Anna Ulrikke Andersen is a Norwegian filmmaker and architectural historian. She recently submitted her PhD thesis in architecture at the Bartlett School of Architecture, University College London, where her work focused on the window in the life and theory of Christian Norberg-Schulz. In her thesis, consisting of a series of films and written essays exploring themes of mobility, framing and self-reflection, she adopts a practice-led methodology of filmmaking.
Her research has been presented at institutions such as the 2014 Venice Biennale, Oslo School of Architecture and Design, Oxford University and Universidad Piloto de Colombia, and she has been published in Architectural Research Quarterly. Her films have been shown at the Royal Academy of Arts London, the 2017 Essay film Festival, the Arctic Moving Image and Film Festival and Trondheim Academy of Fine Arts/NTNU. She is the founder of the Bartlett Film+Place+Architecture Doctoral Network, and in 2017 she was awarded an artist residency from the Utzon Foundation and the Danish Cultural Fund to work and live in Jørn Utzon’s villa Can Lis, Majorca.

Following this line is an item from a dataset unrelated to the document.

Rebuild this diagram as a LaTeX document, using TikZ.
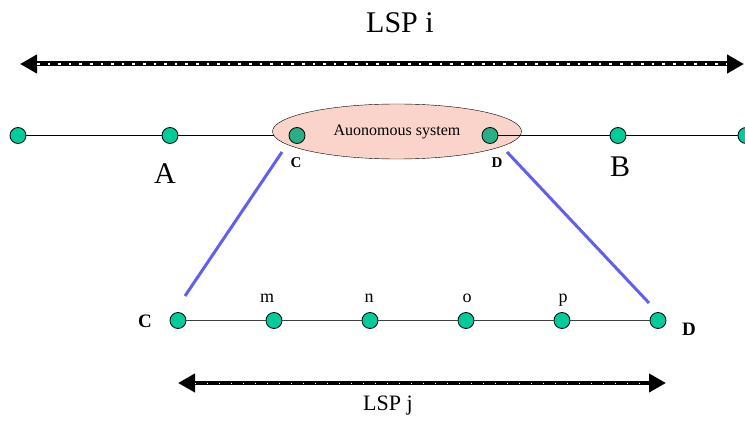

Andersen’s current research, titled “Experiencing Structures (which holds the promise of wellbeing)”, aims at drawing attention to a patient’s often ambiguous experience of spaces, sites and design. Continuing using film as a method of architectural history, her focus this year will be on a rehabilitation facility in Igalo, Montenegro; a group of Norwegian patients with rheumatic illness undergoing treatment there; and a set of cardboard boxes packaging the patient’s medication. The result will be a story-board outlining future filming abroad and a film exploring Sidney Farber’s research at Harvard and development of the drug methotrexate.